Anthropology professor awarded 2021-22 Career Development Chair

Dr. Andrew Newman has been named a 2021-22 Wayne State University Career Development Chair, a competitive award presented by the Office of the Provost. The honor provides funding and course releases to support his upcoming book, which examines the role of anthropologists in 19th-century Parisian ethnographic "shows."

Newman’s research focuses on the Jardin d'Acclimatation, an urban space in Paris that functioned as a landscape garden, public attraction, zoo and center for scientific research. Beginning in 1877, the garden hosted exhibitions featuring Indigenous people in degrading roles, reinforcing racial hierarchies. These ethnographic expositions ran for 30 years and were widely attended by the public and international scientific community. Leading anthropologists of the time, such as Paul Broca and Adolphe Bloch, provided scientific justification for these displays, helping to shape early anthropology.

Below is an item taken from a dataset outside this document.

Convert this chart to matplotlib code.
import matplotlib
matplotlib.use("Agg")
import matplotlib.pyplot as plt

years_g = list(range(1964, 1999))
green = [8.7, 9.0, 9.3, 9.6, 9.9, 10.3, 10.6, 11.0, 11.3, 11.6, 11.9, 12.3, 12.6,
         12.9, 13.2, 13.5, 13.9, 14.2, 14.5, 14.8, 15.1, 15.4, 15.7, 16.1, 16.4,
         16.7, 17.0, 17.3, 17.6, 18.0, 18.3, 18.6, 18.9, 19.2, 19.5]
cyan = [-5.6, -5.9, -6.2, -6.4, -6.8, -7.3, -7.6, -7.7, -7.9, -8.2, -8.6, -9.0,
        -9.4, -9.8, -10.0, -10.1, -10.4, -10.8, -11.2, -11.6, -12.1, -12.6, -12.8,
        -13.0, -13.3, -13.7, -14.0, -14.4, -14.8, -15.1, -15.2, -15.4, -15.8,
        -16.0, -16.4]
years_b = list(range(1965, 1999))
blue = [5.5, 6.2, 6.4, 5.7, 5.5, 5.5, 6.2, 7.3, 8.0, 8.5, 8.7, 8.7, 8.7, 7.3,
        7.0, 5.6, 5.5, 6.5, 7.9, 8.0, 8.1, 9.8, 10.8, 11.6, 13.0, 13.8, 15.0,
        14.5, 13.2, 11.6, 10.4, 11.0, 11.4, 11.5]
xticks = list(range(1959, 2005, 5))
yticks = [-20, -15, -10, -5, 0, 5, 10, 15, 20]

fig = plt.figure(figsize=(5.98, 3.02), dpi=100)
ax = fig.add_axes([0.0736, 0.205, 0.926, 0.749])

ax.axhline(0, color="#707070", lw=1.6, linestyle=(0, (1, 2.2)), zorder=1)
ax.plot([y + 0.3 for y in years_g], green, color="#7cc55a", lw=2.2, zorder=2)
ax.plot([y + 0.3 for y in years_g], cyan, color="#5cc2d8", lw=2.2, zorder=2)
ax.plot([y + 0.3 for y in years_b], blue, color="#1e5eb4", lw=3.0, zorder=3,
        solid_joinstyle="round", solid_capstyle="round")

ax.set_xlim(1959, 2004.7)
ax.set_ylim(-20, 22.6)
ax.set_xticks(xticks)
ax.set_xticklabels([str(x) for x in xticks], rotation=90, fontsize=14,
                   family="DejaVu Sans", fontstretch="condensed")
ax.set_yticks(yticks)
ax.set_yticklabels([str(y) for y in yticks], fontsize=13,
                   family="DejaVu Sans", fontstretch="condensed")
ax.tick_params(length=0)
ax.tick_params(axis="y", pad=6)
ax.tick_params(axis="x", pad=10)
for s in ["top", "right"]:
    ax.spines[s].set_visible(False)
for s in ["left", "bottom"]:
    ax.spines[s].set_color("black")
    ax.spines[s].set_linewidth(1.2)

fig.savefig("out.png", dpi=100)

Newman’s book will explore the rise and fall of these exhibitions, public reactions and the lives of those featured in them. He will also analyze how visual culture contributed to the development of racial categories and the formation of anthropology as a discipline. While scientific racism has been rejected in modern anthropology, Newman’s work will examine how its visual legacy persists.

His previous publications include "Landscape of Discontent: Urban Sustainability in Immigrant Paris" (University of Minnesota Press, 2015) and "A People's Atlas of Detroit" (Wayne State University Press, 2020).